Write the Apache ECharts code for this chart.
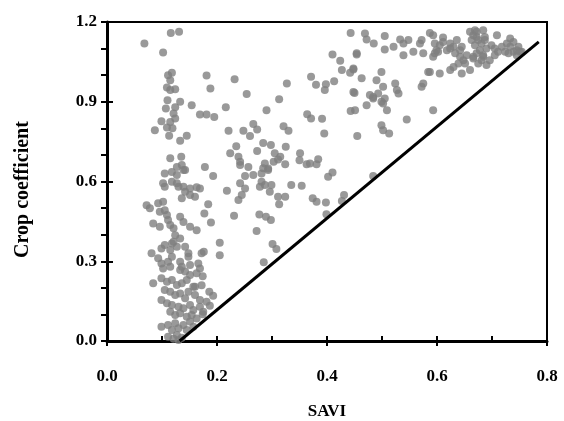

##############################

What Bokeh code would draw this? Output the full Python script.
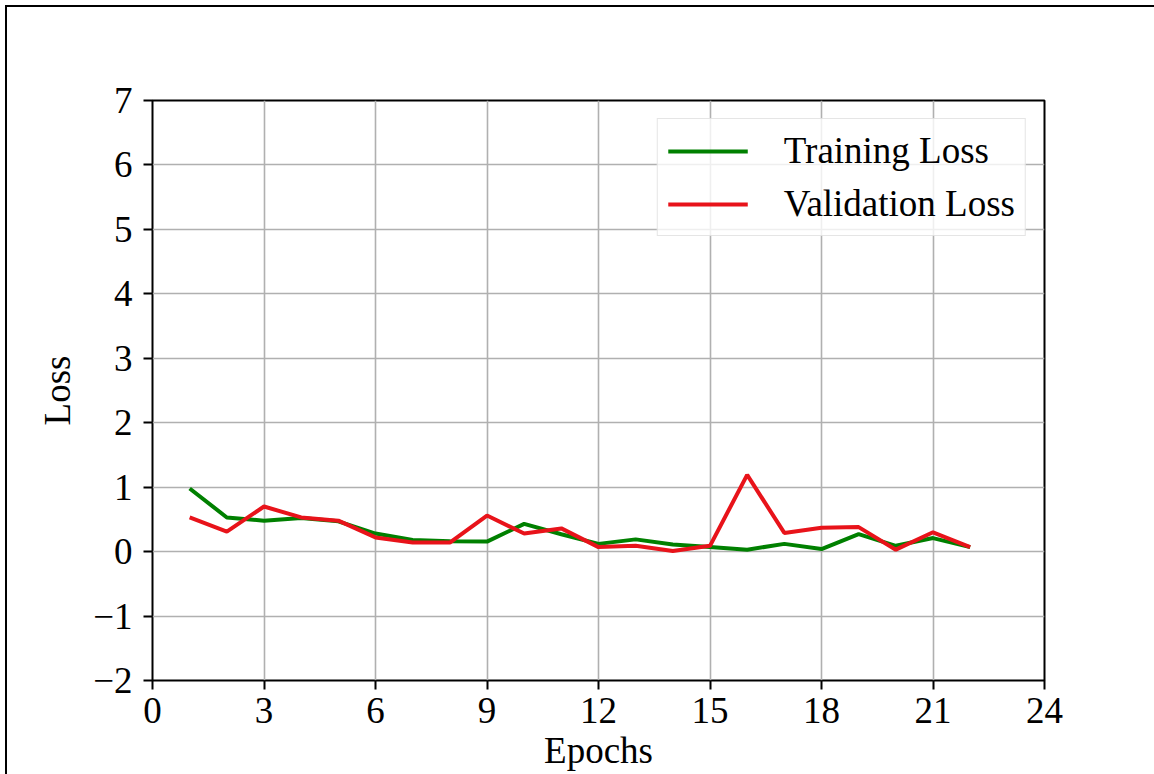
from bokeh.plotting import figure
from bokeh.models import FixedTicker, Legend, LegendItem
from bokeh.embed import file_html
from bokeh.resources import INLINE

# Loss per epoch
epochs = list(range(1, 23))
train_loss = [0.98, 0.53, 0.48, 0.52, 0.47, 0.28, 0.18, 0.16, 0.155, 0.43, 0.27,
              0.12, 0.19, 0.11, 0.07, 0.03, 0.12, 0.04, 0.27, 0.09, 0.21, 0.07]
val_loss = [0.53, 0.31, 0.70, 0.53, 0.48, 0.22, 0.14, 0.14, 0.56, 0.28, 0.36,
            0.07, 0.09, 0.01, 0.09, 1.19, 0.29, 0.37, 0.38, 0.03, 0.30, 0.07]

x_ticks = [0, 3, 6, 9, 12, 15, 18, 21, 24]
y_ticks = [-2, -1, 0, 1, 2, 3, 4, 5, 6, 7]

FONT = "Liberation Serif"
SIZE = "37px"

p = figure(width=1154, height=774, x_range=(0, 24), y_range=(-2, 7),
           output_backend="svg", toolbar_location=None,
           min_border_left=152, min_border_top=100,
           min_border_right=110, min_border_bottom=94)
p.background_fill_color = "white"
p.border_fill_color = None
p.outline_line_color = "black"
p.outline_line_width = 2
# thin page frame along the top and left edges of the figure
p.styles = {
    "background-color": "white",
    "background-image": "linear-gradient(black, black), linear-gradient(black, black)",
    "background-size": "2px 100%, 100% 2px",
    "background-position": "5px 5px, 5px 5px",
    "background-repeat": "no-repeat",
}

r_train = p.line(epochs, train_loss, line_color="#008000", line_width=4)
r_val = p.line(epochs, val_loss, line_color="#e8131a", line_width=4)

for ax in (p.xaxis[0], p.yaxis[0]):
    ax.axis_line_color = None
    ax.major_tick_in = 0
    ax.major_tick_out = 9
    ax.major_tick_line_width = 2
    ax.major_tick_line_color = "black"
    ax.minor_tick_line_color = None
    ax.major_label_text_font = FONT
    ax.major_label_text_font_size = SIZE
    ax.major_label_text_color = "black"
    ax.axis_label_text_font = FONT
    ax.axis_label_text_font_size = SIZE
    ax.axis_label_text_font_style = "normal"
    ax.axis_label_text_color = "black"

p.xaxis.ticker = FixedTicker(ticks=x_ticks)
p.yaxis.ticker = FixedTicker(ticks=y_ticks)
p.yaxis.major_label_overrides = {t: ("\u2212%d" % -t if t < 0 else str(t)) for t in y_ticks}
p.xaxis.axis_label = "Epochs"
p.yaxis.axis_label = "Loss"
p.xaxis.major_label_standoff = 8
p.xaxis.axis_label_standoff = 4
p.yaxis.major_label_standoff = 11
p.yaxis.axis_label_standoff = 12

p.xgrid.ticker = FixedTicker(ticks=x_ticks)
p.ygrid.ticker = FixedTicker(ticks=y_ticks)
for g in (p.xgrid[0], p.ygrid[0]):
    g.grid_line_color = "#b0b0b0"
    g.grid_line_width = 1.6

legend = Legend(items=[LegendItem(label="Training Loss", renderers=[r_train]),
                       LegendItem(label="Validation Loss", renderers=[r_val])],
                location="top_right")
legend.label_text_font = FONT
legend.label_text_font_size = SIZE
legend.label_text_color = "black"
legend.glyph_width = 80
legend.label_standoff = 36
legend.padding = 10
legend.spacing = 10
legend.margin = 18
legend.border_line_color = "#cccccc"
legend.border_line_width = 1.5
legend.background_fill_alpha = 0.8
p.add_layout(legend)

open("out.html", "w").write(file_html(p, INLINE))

##############################

**DIRECTIVE:**
Give again, word for word, only the lines starting at the line with "What Bokeh code" and ending at the line with "from bokeh.resources import INLINE", keeping both end lines; pictures stay out.

**THE REPLY:**
What Bokeh code would draw this? Output the full Python script.
from bokeh.plotting import figure
from bokeh.models import FixedTicker, Legend, LegendItem
from bokeh.embed import file_html
from bokeh.resources import INLINE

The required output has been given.